How the Historical Cost Principle Works
A business asset is something of value that you buy for your business. With a few exceptions (cash, accounts receivable, and pre-payments), all other business assets are recorded using the historical cost principle.
These assets can be anything from supplies and computer printers to vehicles, land, and buildings.
When your business buys one of these assets, it is recorded at what you paid for it (cost, or historical cost). This cost is recorded on the balance sheet, a financial statement that summarizes all assets, liabilities, and owners equity (ownership) at a particular point in time. The original cost can include everything that goes into the cost, including shipping and delivery fees, set-up, and training (on a computer system, for example). The historical cost is recorded under the asset column on the balance sheet, and it doesn't change as long as the asset is owned by the company.

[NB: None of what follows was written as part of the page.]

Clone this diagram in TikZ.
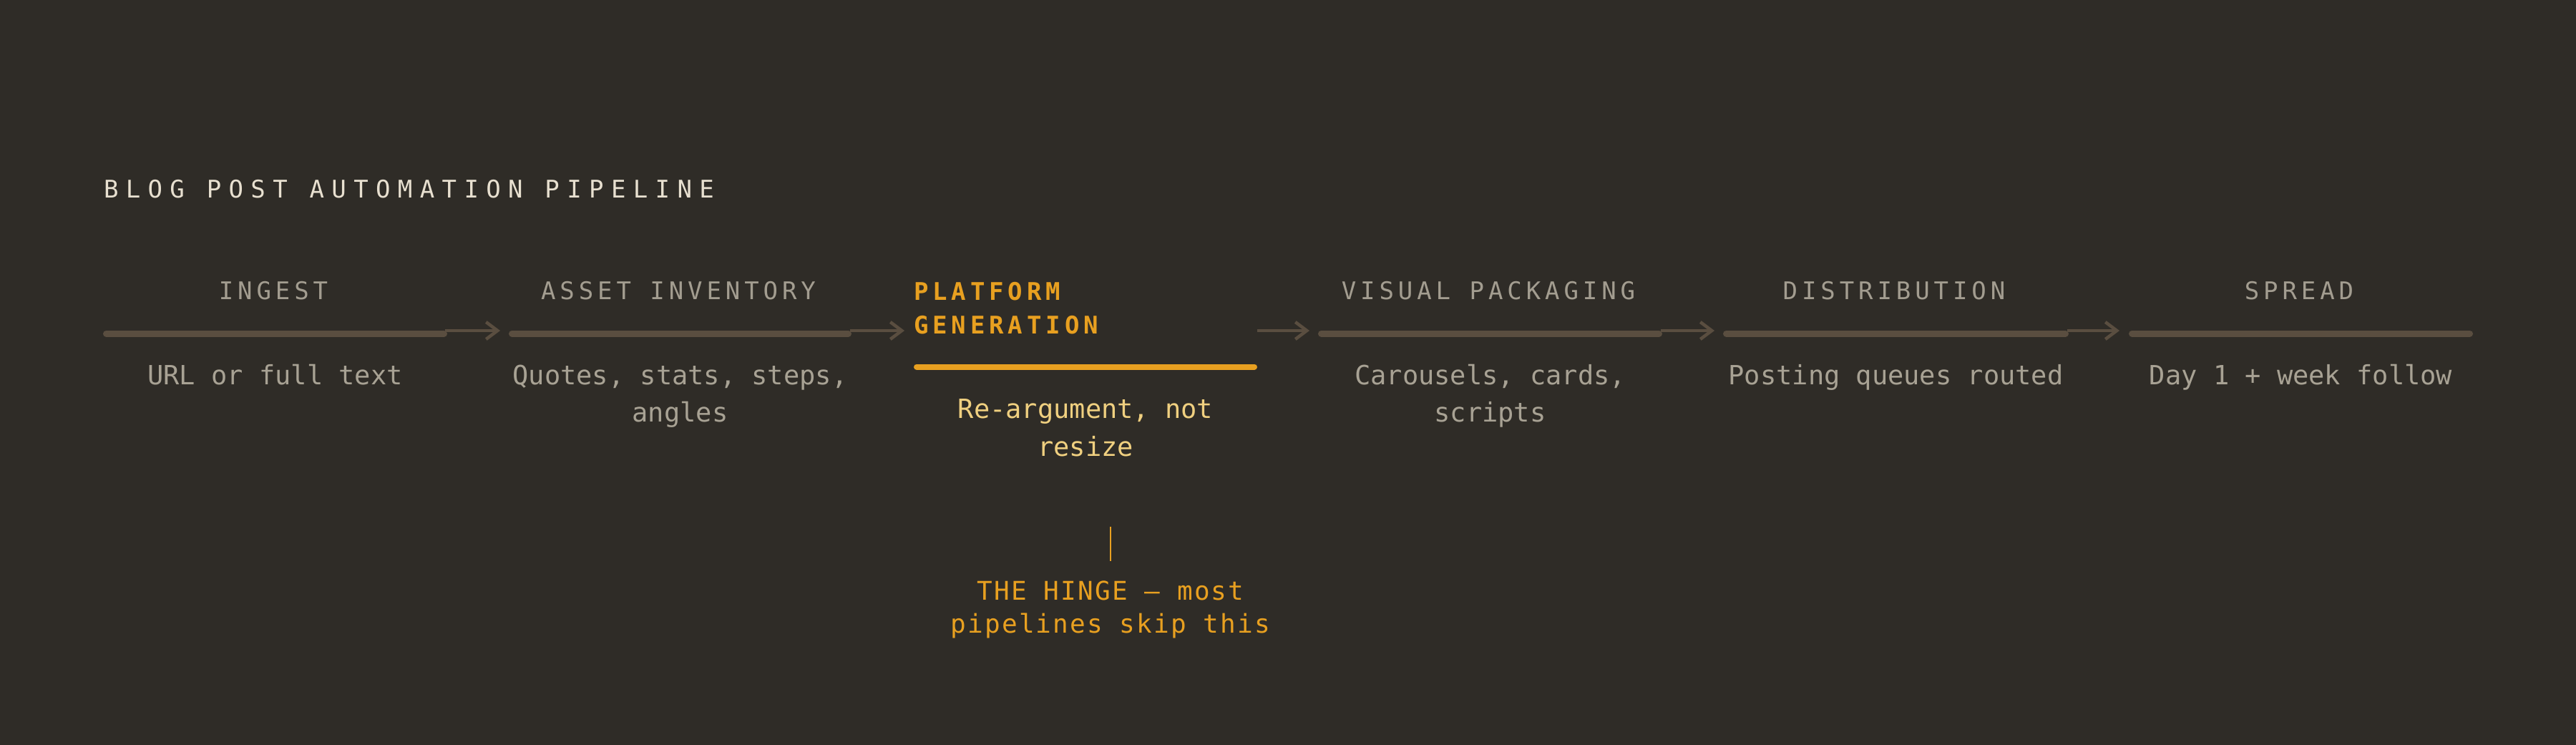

The cost of intangible assets, like copyrights, patents, and trademarks, is recorded as the cost of producing the asset. For example, the cost you paid for someone to create a trademark for your business, added to the cost of having an attorney register the trademark, would be major parts of the cost of that trademark.
What If the Cost Changes?
The historical cost principle recognizes changes in value to assets by recording a decrease in value due to obsolescence, physical deterioration, and other causes. These decreases are recorded through depreciation (for physical assets) or amortization (for intangible assets).
Land doesn't depreciate, so its value stays the same.
|Furniture and Fixtures||$10,000|
|Less Accumulated Depreciation||$1,400|
|Book Value: Furniture and Fixtures||$8,600|
How Is Book Value of an Asset Related to Historical Cost?
The book value of an asset is its current value on the balance sheet. Book value is calculated by subtracting depreciation or amortization from the original cost of that asset.
But don't confuse book value with an amount that you can sell an asset for. The selling price of an asset depends on many factors that aren't related to the book value. For example, if your business vehicle has been in an accident and you want to sell it, its condition would almost certainly not match the book value.
When you buy or sell a business, it's good to know that the value you see in the business is recorded to some agreed-upon standard. Of course, you would still want to get an appraisal of the business and its assets to make sure the actual value resembles the book value.
Why Is the Historical Cost Principle Important?
This cost principle is one of the four basic financial reporting principles used by all accounting professionals and businesses. The fact that everyone is using the same system makes it easier for everyone to know the exact value of a business and its assets.
Using historical cost means no one has to guess at the original cost and showing reductions in cost. Since the original cost doesn't change, and methods of depreciation are standard, it's easy to see what the current value of each category of asset is at any one time.
How Is Historical Cost Different From Market Value?
Some assets are recorded in a different way than historical cost, because their value changes frequently. These assets include marketable securities (stocks, bonds, and other securities). Because these assets are bought and sold frequently, the selling price of these assets depends on their value at the time they are sold, and they are valued at market price. This accounting method is called mark-to-market, or fair value, accounting.
Market value accounting allows a business make corrections to the value of certain types of assets by estimating the value of these assets based on what they think the price is at the current time.
This estimation changes the value of a company. On the plus side, market value can more accurately represent the value of a company. But it can also mis-represent the company's value and undermine the company's credit rating. As TheBalance notes,
The application of mark to market accounting to securities inventories or the public traded debt of a company is most accurate when the securities in question are traded in highly liquid public securities markets....
Knowing that most business assets are valued at historical cost can help you when you look at a business balance sheet or at your own company's valuation.